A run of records
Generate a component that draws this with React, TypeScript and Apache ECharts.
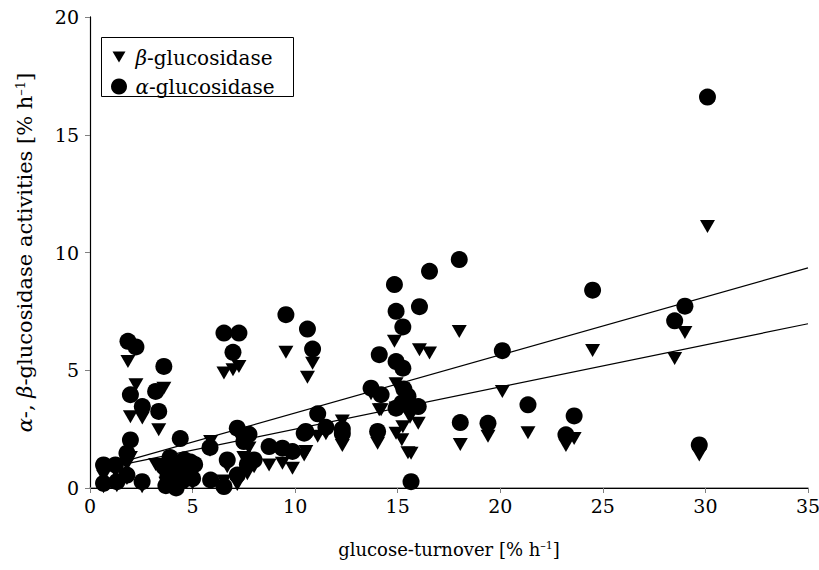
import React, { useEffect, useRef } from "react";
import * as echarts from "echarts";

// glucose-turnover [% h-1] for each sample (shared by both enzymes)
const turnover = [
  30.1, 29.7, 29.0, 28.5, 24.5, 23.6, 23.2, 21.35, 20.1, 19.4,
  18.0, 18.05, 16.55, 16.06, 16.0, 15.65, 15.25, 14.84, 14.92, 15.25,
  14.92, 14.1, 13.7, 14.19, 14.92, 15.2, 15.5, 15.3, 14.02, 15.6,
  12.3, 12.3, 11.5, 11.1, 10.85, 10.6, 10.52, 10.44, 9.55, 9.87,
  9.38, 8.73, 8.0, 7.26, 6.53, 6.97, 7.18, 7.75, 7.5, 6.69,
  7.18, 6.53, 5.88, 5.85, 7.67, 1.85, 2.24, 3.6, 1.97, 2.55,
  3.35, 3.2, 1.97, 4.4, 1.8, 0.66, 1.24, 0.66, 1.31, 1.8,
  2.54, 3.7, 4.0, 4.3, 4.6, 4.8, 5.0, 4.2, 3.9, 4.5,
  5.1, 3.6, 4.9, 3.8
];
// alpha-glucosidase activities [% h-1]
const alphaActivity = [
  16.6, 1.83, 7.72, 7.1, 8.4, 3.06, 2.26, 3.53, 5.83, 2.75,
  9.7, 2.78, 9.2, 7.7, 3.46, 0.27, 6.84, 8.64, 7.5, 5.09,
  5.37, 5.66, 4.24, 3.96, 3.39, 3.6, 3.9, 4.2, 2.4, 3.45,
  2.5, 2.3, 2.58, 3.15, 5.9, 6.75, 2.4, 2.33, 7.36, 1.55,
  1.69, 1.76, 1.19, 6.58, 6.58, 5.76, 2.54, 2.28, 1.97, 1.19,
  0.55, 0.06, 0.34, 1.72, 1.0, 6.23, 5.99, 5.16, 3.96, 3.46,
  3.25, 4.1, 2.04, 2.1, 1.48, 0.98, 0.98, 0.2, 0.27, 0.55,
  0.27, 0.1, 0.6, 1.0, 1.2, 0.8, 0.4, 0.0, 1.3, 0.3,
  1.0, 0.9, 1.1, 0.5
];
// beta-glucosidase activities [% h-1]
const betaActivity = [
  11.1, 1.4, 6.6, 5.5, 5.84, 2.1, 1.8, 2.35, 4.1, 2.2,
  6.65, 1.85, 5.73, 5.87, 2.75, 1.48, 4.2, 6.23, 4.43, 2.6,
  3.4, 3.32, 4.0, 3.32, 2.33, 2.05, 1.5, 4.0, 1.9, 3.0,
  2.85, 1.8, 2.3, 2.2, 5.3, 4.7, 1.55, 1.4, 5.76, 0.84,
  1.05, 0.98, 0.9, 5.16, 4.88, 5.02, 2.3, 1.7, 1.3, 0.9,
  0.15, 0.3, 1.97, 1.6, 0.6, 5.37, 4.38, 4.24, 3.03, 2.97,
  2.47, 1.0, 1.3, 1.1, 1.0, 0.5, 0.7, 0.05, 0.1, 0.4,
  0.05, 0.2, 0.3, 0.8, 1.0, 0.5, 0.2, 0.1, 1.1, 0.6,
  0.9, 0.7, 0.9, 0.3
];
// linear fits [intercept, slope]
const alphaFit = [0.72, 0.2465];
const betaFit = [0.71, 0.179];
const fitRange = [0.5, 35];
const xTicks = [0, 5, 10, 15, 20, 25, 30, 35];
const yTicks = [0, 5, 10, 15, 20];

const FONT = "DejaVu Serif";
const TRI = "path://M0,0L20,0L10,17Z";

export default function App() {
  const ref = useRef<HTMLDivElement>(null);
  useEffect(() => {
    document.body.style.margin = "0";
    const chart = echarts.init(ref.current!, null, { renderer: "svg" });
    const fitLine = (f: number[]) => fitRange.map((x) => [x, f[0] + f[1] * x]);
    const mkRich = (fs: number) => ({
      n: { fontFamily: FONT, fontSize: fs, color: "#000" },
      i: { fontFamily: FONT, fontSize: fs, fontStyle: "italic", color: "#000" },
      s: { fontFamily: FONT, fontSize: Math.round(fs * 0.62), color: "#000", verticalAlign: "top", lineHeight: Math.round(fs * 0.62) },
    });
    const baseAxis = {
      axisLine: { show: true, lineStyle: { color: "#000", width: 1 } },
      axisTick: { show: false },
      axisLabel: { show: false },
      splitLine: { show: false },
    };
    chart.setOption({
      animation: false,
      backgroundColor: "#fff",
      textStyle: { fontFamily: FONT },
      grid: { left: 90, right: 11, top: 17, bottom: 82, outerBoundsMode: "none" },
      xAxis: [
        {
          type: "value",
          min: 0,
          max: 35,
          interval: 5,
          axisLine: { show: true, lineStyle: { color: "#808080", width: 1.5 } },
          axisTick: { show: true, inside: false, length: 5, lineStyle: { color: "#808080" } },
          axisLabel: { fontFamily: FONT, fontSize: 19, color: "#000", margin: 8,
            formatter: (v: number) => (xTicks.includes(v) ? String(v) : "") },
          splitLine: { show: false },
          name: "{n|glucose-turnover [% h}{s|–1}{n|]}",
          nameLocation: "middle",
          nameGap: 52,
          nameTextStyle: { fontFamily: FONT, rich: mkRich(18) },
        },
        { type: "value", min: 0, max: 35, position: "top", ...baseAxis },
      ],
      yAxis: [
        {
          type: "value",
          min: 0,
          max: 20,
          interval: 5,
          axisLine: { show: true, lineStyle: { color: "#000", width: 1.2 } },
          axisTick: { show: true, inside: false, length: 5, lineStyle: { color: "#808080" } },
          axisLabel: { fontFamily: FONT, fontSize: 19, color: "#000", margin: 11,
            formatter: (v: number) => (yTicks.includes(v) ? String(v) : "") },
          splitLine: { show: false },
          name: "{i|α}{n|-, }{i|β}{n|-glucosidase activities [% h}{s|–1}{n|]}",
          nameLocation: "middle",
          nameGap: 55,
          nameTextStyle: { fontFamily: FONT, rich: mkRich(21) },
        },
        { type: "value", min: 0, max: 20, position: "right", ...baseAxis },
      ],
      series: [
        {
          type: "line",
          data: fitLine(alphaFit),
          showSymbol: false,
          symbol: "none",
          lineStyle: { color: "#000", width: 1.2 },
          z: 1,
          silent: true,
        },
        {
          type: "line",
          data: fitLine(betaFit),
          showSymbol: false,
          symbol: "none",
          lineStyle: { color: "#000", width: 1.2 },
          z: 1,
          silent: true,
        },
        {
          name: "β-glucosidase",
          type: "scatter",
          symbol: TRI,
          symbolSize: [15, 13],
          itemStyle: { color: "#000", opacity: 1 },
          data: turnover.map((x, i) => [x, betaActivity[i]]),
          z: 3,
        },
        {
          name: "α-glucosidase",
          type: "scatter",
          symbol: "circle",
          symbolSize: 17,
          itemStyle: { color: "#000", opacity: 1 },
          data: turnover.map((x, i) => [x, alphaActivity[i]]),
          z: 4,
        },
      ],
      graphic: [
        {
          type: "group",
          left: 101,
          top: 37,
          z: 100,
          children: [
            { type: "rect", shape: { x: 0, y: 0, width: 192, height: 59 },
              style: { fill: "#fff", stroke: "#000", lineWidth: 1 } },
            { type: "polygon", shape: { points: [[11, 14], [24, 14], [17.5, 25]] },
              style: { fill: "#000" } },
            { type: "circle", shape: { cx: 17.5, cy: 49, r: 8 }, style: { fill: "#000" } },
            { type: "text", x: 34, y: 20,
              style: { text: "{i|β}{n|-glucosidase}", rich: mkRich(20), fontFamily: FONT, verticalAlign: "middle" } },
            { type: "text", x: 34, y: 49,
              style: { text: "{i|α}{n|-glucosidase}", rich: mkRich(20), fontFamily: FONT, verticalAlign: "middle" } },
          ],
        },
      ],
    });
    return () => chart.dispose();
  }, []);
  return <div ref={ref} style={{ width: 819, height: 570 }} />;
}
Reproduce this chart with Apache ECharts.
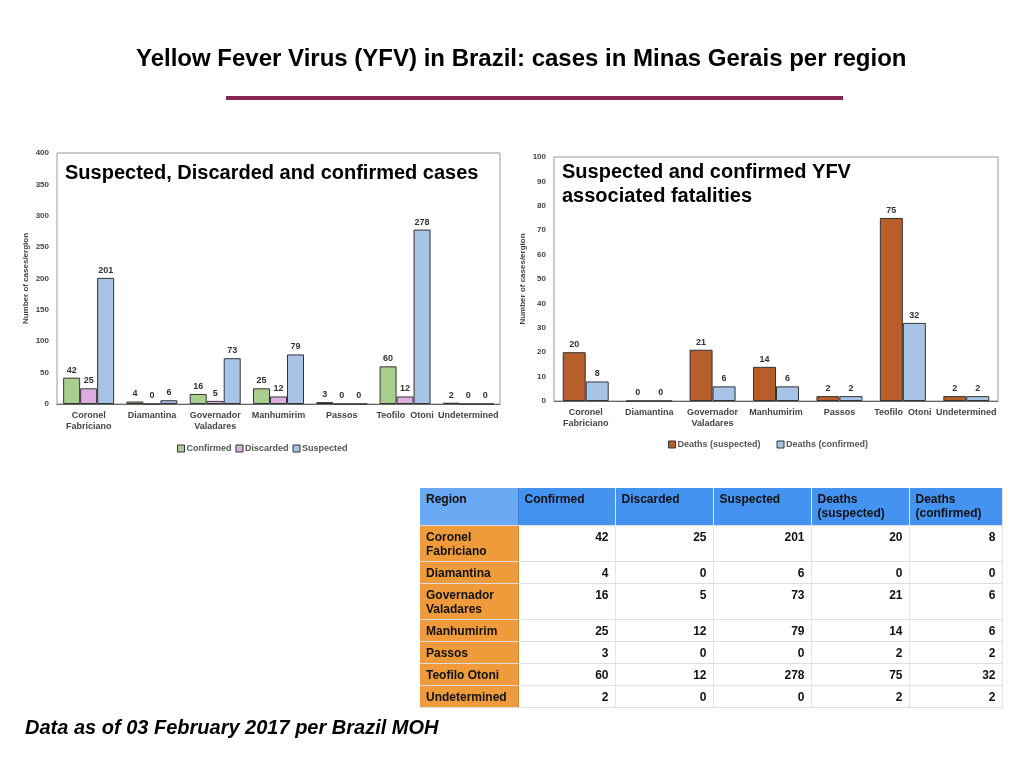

◆ Exercise objective ◆
Repeat the listing above from its first line through the line that contains "import * as", both included, and nothing more. Drop the pictures.

◆ Correct output ◆
Generate a component that draws this with React, TypeScript and Apache ECharts.
import React, { useEffect, useRef } from "react";
import * as echarts from "echarts";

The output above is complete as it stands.